## Problem to work on
Write out the data below exactly as given, without any of its pictures.
# start of Dataset excerpt
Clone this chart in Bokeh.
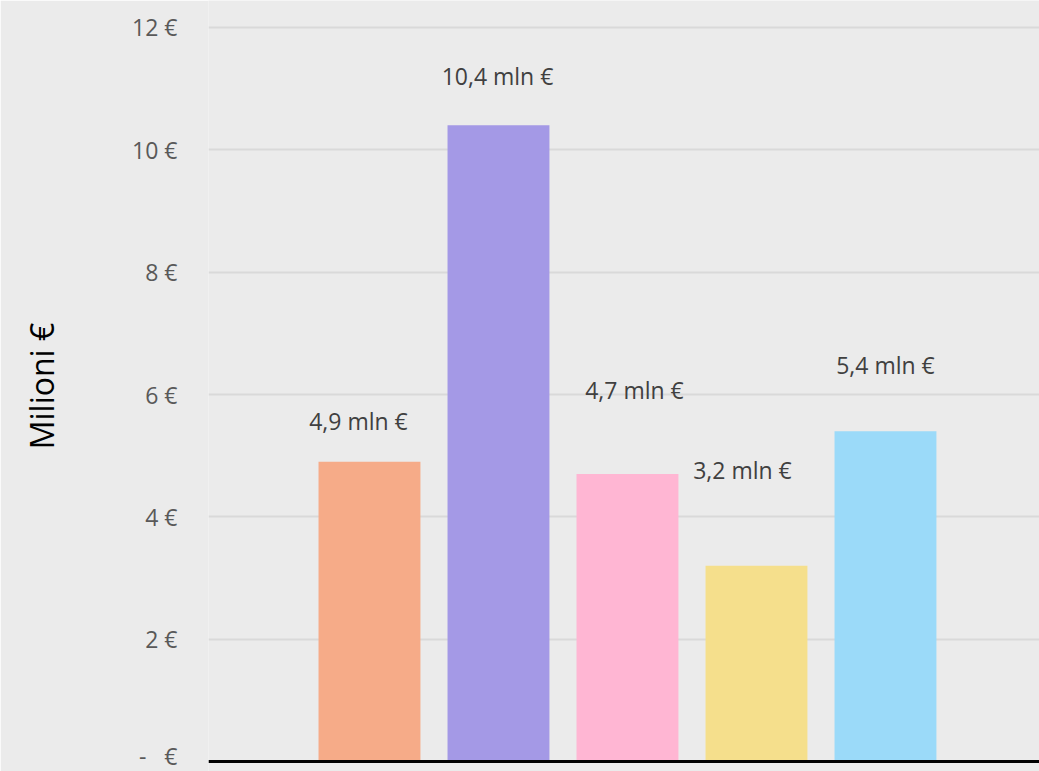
from bokeh.plotting import figure
from bokeh.models import ColumnDataSource, FixedTicker, CustomJSTickFormatter, Span, Range1d
from bokeh.core.properties import value
from bokeh.embed import file_html
from bokeh.resources import INLINE

# ---- data ----
categories = ["1", "2", "3", "4", "5"]
values = [4.9, 10.4, 4.7, 3.2, 5.4]
labels = ["4,9 mln €", "10,4 mln €", "4,7 mln €", "3,2 mln €", "5,4 mln €"]
colors = ["#F6AB88", "#A499E6", "#FFB6D3", "#F5DF8C", "#9BDAF9"]
y_ticks = [0, 2, 4, 6, 8, 10, 12]

# label placement (as in the original, labels were hand-placed)
label_y = [5.56, 11.21, 6.07, 4.76, 6.49]
label_dx = [-11, -1, 7, -14, 0]

xs = [i + 1 for i in range(len(categories))]

src = ColumnDataSource(dict(x=xs, top=values, color=colors, cat=categories))
lsrc = ColumnDataSource(dict(x=xs, y=label_y, text=labels, dx=label_dx))

BG = "#EBEBEB"
p = figure(width=1039, height=771, output_backend="svg", toolbar_location=None,
           x_range=Range1d(-0.248, 6.194), y_range=Range1d(-0.163, 12.441),
           min_border_left=208, min_border_right=0, min_border_top=0, min_border_bottom=0)
p.background_fill_color = BG
p.border_fill_color = BG
p.outline_line_color = None

p.vbar(x="x", top="top", width=0.79, color="color", line_color=None, source=src)

p.add_layout(Span(location=0, dimension="width", line_color="black", line_width=3))

p.text(x="x", y="y", text="text", x_offset="dx", source=lsrc,
       text_align="center", text_baseline="middle",
       text_font=value("Open Sans"), text_font_size="23px", text_color="#404040")

p.xaxis.visible = False
p.xgrid.visible = False
p.ygrid.grid_line_color = "#D9D9D9"
p.ygrid.grid_line_width = 2

ax = p.yaxis[0]
ax.ticker = FixedTicker(ticks=y_ticks)
ax.formatter = CustomJSTickFormatter(code="""
return tick == 0 ? "-\u00a0\u00a0\u00a0€" : tick.toFixed(0) + " €";
""")
ax.axis_line_color = None
ax.major_tick_line_color = None
ax.minor_tick_line_color = None
ax.major_tick_out = 0
ax.major_label_standoff = 31
ax.major_label_text_font = "Open Sans"
ax.major_label_text_font_size = "23px"
ax.major_label_text_color = "#595959"
ax.axis_label = "Milioni €"
ax.axis_label_text_font = "Open Sans"
ax.axis_label_text_font_size = "32px"
ax.axis_label_text_font_style = "normal"
ax.axis_label_text_color = "#000000"
ax.axis_label_standoff = 66

open("out.html", "w").write(file_html(p, INLINE))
# end of Dataset excerpt
## Result below
Clone this chart in Bokeh.
from bokeh.plotting import figure
from bokeh.models import ColumnDataSource, FixedTicker, CustomJSTickFormatter, Span, Range1d
from bokeh.core.properties import value
from bokeh.embed import file_html
from bokeh.resources import INLINE

# ---- data ----
categories = ["1", "2", "3", "4", "5"]
values = [4.9, 10.4, 4.7, 3.2, 5.4]
labels = ["4,9 mln €", "10,4 mln €", "4,7 mln €", "3,2 mln €", "5,4 mln €"]
colors = ["#F6AB88", "#A499E6", "#FFB6D3", "#F5DF8C", "#9BDAF9"]
y_ticks = [0, 2, 4, 6, 8, 10, 12]

# label placement (as in the original, labels were hand-placed)
label_y = [5.56, 11.21, 6.07, 4.76, 6.49]
label_dx = [-11, -1, 7, -14, 0]

xs = [i + 1 for i in range(len(categories))]

src = ColumnDataSource(dict(x=xs, top=values, color=colors, cat=categories))
lsrc = ColumnDataSource(dict(x=xs, y=label_y, text=labels, dx=label_dx))

BG = "#EBEBEB"
p = figure(width=1039, height=771, output_backend="svg", toolbar_location=None,
           x_range=Range1d(-0.248, 6.194), y_range=Range1d(-0.163, 12.441),
           min_border_left=208, min_border_right=0, min_border_top=0, min_border_bottom=0)
p.background_fill_color = BG
p.border_fill_color = BG
p.outline_line_color = None

p.vbar(x="x", top="top", width=0.79, color="color", line_color=None, source=src)

p.add_layout(Span(location=0, dimension="width", line_color="black", line_width=3))

p.text(x="x", y="y", text="text", x_offset="dx", source=lsrc,
       text_align="center", text_baseline="middle",
       text_font=value("Open Sans"), text_font_size="23px", text_color="#404040")

p.xaxis.visible = False
p.xgrid.visible = False
p.ygrid.grid_line_color = "#D9D9D9"
p.ygrid.grid_line_width = 2

ax = p.yaxis[0]
ax.ticker = FixedTicker(ticks=y_ticks)
ax.formatter = CustomJSTickFormatter(code="""
return tick == 0 ? "-\u00a0\u00a0\u00a0€" : tick.toFixed(0) + " €";
""")
ax.axis_line_color = None
ax.major_tick_line_color = None
ax.minor_tick_line_color = None
ax.major_tick_out = 0
ax.major_label_standoff = 31
ax.major_label_text_font = "Open Sans"
ax.major_label_text_font_size = "23px"
ax.major_label_text_color = "#595959"
ax.axis_label = "Milioni €"
ax.axis_label_text_font = "Open Sans"
ax.axis_label_text_font_size = "32px"
ax.axis_label_text_font_style = "normal"
ax.axis_label_text_color = "#000000"
ax.axis_label_standoff = 66

open("out.html", "w").write(file_html(p, INLINE))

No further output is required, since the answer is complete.